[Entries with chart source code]
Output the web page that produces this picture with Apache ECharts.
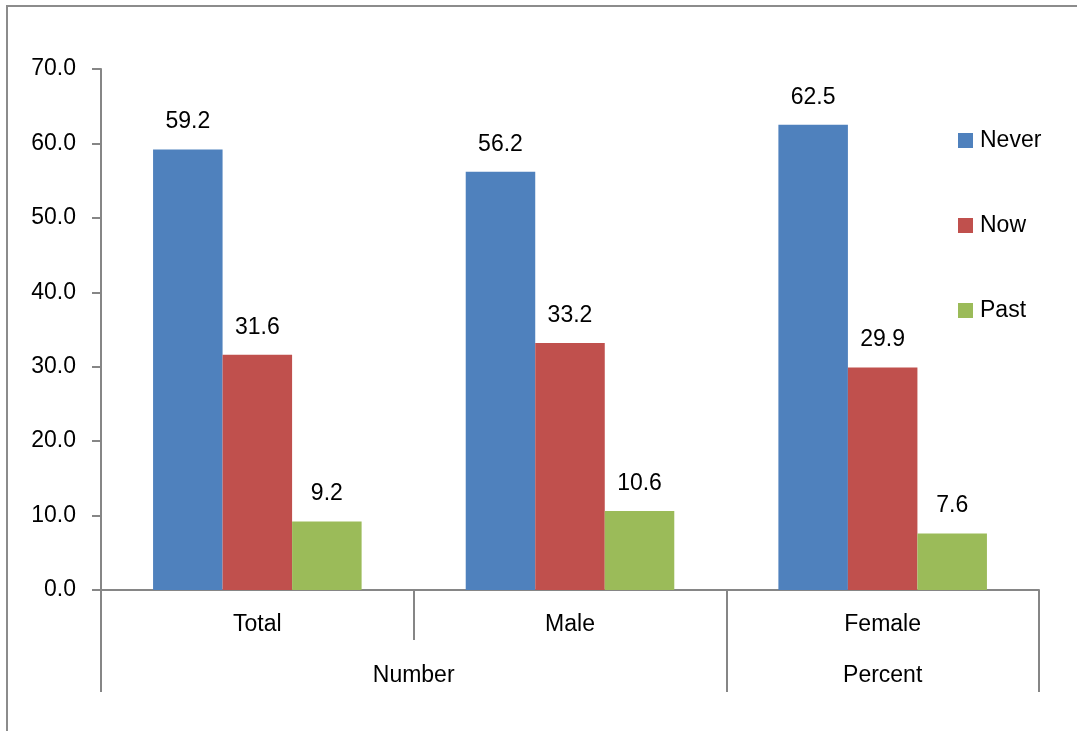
<!DOCTYPE html>
<html><head><meta charset="utf-8">
<script src="https://cdn.jsdelivr.net/npm/echarts@6/dist/echarts.min.js"></script>
<style>
html,body{margin:0;padding:0;background:#fff;}
#chart{width:1077px;height:731px;position:absolute;left:0;top:0;}
#frame{position:absolute;left:6px;top:5px;width:1200px;height:900px;border:2px solid #8c8c8c;pointer-events:none;}
</style></head>
<body>
<div id="chart"></div>
<div id="frame"></div>
<script>
const categories = ['Total', 'Male', 'Female'];
const groupLabels = ['', '', 'Number', '', '', 'Percent', ''];
const seriesNames = ['Never', 'Now', 'Past'];
const never = [59.2, 56.2, 62.5];
const now = [31.6, 33.2, 29.9];
const past = [9.2, 10.6, 7.6];
const colors = ['#4F81BD', '#C0504D', '#9BBB59'];

const font = 'Liberation Sans, Arial, sans-serif';
const fs = 23;
const axisColor = '#868686';

const chart = echarts.init(document.getElementById('chart'));
const mk = (name, data, i) => ({
  name, type: 'bar', data, xAxisIndex: 0,
  itemStyle: { color: colors[i] },
  barGap: '0%', barCategoryGap: '33.3%',
  label: { show: true, position: 'top', distance: 16, color: '#000', fontFamily: font, fontSize: fs,
           formatter: p => p.value.toFixed(1) }
});
chart.setOption({
  animation: false,
  textStyle: { fontFamily: font },
  grid: { left: 101, right: 38, top: 69, bottom: 141, containLabel: false },
  legend: {
    orient: 'vertical', left: 958, top: 129, padding: 0,
    itemWidth: 15, itemHeight: 15, itemGap: 62,
    icon: 'rect',
    textStyle: { color: '#000', fontSize: fs, fontFamily: font, lineHeight: 22, padding: [0,0,0,2] },
    data: seriesNames
  },
  xAxis: [
    {
      type: 'category', data: categories, position: 'bottom',
      axisLine: { show: true, lineStyle: { color: axisColor, width: 2 } },
      axisTick: { show: true, length: 50, lineStyle: { color: axisColor, width: 2 } },
      axisLabel: { color: '#000', fontSize: fs, fontFamily: font, margin: 23 }
    },
    {
      type: 'category', data: groupLabels, position: 'bottom', boundaryGap: false,
      axisLine: { show: false },
      axisTick: { show: true, length: 102, interval: (i) => i === 0 || i === 4 || i === 6,
                  lineStyle: { color: axisColor, width: 2 } },
      axisLabel: { color: '#000', fontSize: fs, fontFamily: font, margin: 74,
                   interval: (i) => i === 2 || i === 5 }
    }
  ],
  yAxis: {
    type: 'value', min: 0, max: 70, interval: 10,
    axisLine: { show: true, lineStyle: { color: axisColor, width: 2 } },
    axisTick: { show: true, length: 9, lineStyle: { color: axisColor, width: 2 } },
    splitLine: { show: false },
    axisLabel: { color: '#000', fontSize: fs, fontFamily: font, margin: 25, formatter: v => v.toFixed(1) }
  },
  series: [mk('Never', never, 0), mk('Now', now, 1), mk('Past', past, 2)]
});
</script>
</body></html>
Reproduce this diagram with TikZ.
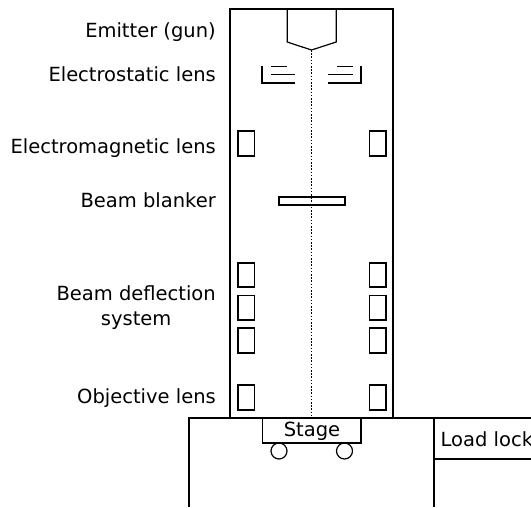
\documentclass[tikz,border=0pt]{standalone}
\usepackage{fontspec}
\setmainfont{DejaVu Sans}
\tikzset{
  part/.style={draw=black,line width=1.2pt,line join=miter},
  lbl/.style={anchor=base east,inner sep=0pt,font=\fontsize{19.5}{25}\selectfont,align=center,text=black},
  beam/.style={draw=black,line width=1.8pt,dash pattern=on 1.6pt off 1.6pt}
}
\begin{document}
\begin{tikzpicture}[x=1pt,y=-1pt]
\useasboundingbox (0,0) rectangle (531,507);
% column and chamber
\draw[part] (230,418) -- (230,9) -- (393,9) -- (393,418);
\draw[part] (189,507) -- (189,418) -- (531,418);
\draw[part] (434,507) -- (434,418);
\draw[part] (434,459) -- (531,459);
% beam
\coordinate (tip) at (311.5,50);
\coordinate (beamend) at (311.5,418);
\draw[beam] (tip) -- (beamend);
% gun
\draw[part] (287.2,9) -- (287.2,42) -- (tip) -- (336.2,42) -- (336.2,9);
% electrostatic lens
\draw[part] (262,66) -- (262,83) -- (295,83);
\draw[part] (271,74.5) -- (295,74.5);
\draw[part] (271,66.5) -- (287,66.5);
\draw[part] (361,66) -- (361,83) -- (328,83);
\draw[part] (353,74.5) -- (328,74.5);
\draw[part] (353,66.5) -- (337,66.5);
% blanker
\draw[part] (279,197) rectangle (345,205);
% boxes
\foreach \t/\b in {131/156,263/287,295.5/320,328/353,385/410}{
  \draw[part] (238,\t) rectangle (254.5,\b);
  \draw[part] (369.5,\t) rectangle (386,\b);
}
% stage
\draw[part] (262.5,418) -- (262.5,443) -- (361,443) -- (361,418);
\node[draw=black,line width=1.2pt,circle,minimum size=16pt,inner sep=0pt] (w1) at (279,451) {};
\node[draw=black,line width=1.2pt,circle,minimum size=16pt,inner sep=0pt] (w2) at (344.5,451) {};
\node[lbl,anchor=base] (stage) at (312,436) {Stage};
\node[lbl,anchor=base west] (load) at (440.5,446) {Load lock};
% labels
\node[lbl] (l1) at (216,37) {Emitter (gun)};
\node[lbl] (l2) at (216,81) {Electrostatic lens};
\node[lbl] (l3) at (216,153) {Electromagnetic lens};
\node[lbl] (l4) at (216,207) {Beam blanker};
\node[lbl,anchor=east] (l5) at (216,307.5) {Beam deflection\\system};
\node[lbl] (l6) at (216,403) {Objective lens};
\end{tikzpicture}
\end{document}
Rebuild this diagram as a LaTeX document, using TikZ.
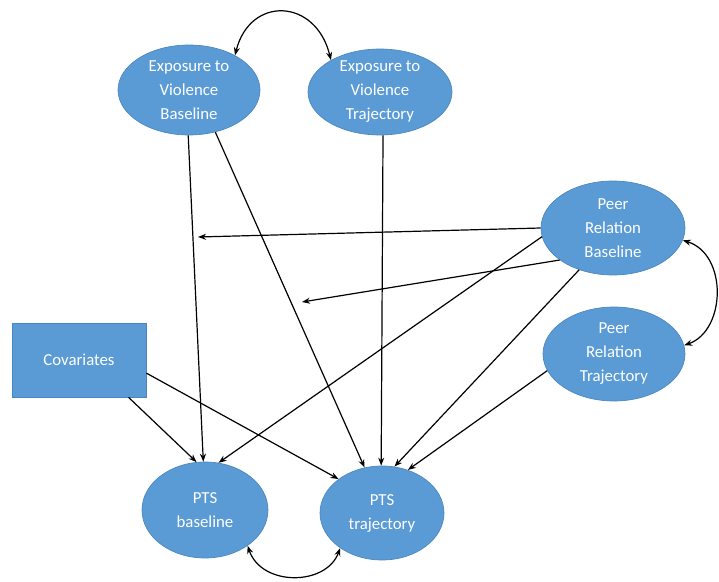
\documentclass[tikz,border=0pt]{standalone}
\usepackage{fontspec}
\setmainfont{Carlito}
\usetikzlibrary{shapes.geometric,arrows.meta}
\definecolor{nodeblue}{HTML}{5B9BD5}
\definecolor{nodeedge}{HTML}{4A86BE}
\tikzset{
  blob/.style={ellipse,fill=nodeblue,draw=nodeedge,line width=0.5pt,inner sep=0pt},
  boxnode/.style={rectangle,fill=nodeblue,draw=nodeedge,line width=0.5pt,inner sep=0pt},
  txt/.style={text=white,font=\fontsize{12.6pt}{18pt}\selectfont,align=center,inner sep=0pt},
  link/.style={line width=0.9pt,-{Stealth[length=6pt,width=4.5pt]}},
  twoway/.style={line width=0.9pt,{Stealth[length=6pt,width=4.5pt]}-{Stealth[length=6pt,width=4.5pt]}}
}
\begin{document}
\begin{tikzpicture}[x=0.75pt,y=-0.75pt]
\useasboundingbox (0,0) rectangle (719,582);
\fill[white] (0,0) rectangle (719,582);

\node[blob,minimum width=106.5pt,minimum height=67.5pt,
  label={[txt]center:{Exposure to\\Violence\\Baseline}}] (evb) at (189,90) {};
\node[blob,minimum width=108pt,minimum height=64.5pt,
  label={[txt]center:{Exposure to\\Violence\\Trajectory}}] (evt) at (380,92) {};
\node[blob,minimum width=108pt,minimum height=70.5pt,
  label={[txt]center:{Peer\\Relation\\Baseline}}] (prb) at (613,228) {};
\node[blob,minimum width=106.5pt,minimum height=70.5pt,
  label={[txt]center:{Peer\\Relation\\Trajectory}}] (prt) at (614,354) {};
\node[boxnode,minimum width=100.5pt,minimum height=55.5pt,
  label={[txt]center:{Covariates}}] (cov) at (79,360) {};
\node[blob,minimum width=94.5pt,minimum height=72pt,
  label={[txt]center:{PTS\\baseline}}] (ptsb) at (205,510) {};
\node[blob,minimum width=93pt,minimum height=70.5pt,
  label={[txt]center:{PTS\\trajectory}}] (ptst) at (382,513) {};

\coordinate (m1) at (198,237);
\coordinate (m2) at (302,302);

% straight paths
\draw[link] (evb.-91) -- (ptsb.92);
\draw[link] (evb.-58) -- (ptst.111.6);
\draw[link] (evt.-86) -- (ptst.91);
\draw[link] (prb.180) -- (m1);
\draw[link] (prb.211.9) -- (m2);
\draw[link] (prb.187) -- (ptsb.74.9);
\draw[link] (prb.231) -- (ptst.75.7);
\draw[link] (prt.194.8) -- (ptst.59);
\draw[link] (cov.-37) -- (ptsb.100.9);
\draw[link] (cov.-11.8) -- (ptst.142);

% correlations
\draw[twoway] (evb.37) .. controls +(15,-60) and +(-15,-62) .. (evt.147.5);
\draw[twoway] (prb.-10.7) .. controls +(45,14) and +(42,-15) .. (prt.7);
\draw[twoway] (ptsb.-40.7) .. controls +(14,41) and +(-14,38) .. (ptst.220);
\end{tikzpicture}
\end{document}
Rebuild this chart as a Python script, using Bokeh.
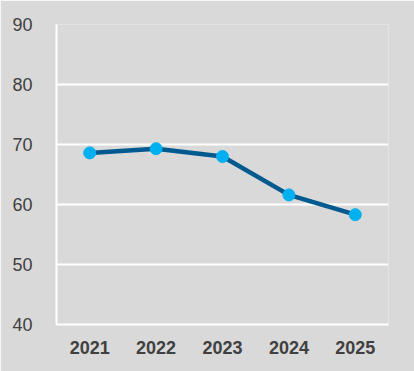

■ DIRECTIVE: Output the records above as they stand, from the first line to the line with "const axisColor = '#868686';", inclusive, and exclude the pictures.

■ TASK SOLUTION:
Output the web page that produces this picture with Apache ECharts.
<!DOCTYPE html>
<html><head><meta charset="utf-8">
<script src="https://cdn.jsdelivr.net/npm/echarts@6/dist/echarts.min.js"></script>
<style>
html,body{margin:0;padding:0;background:#fff;}
#chart{width:1077px;height:731px;position:absolute;left:0;top:0;}
#frame{position:absolute;left:6px;top:5px;width:1200px;height:900px;border:2px solid #8c8c8c;pointer-events:none;}
</style></head>
<body>
<div id="chart"></div>
<div id="frame"></div>
<script>
const categories = ['Total', 'Male', 'Female'];
const groupLabels = ['', '', 'Number', '', '', 'Percent', ''];
const seriesNames = ['Never', 'Now', 'Past'];
const never = [59.2, 56.2, 62.5];
const now = [31.6, 33.2, 29.9];
const past = [9.2, 10.6, 7.6];
const colors = ['#4F81BD', '#C0504D', '#9BBB59'];

const font = 'Liberation Sans, Arial, sans-serif';
const fs = 23;
const axisColor = '#868686';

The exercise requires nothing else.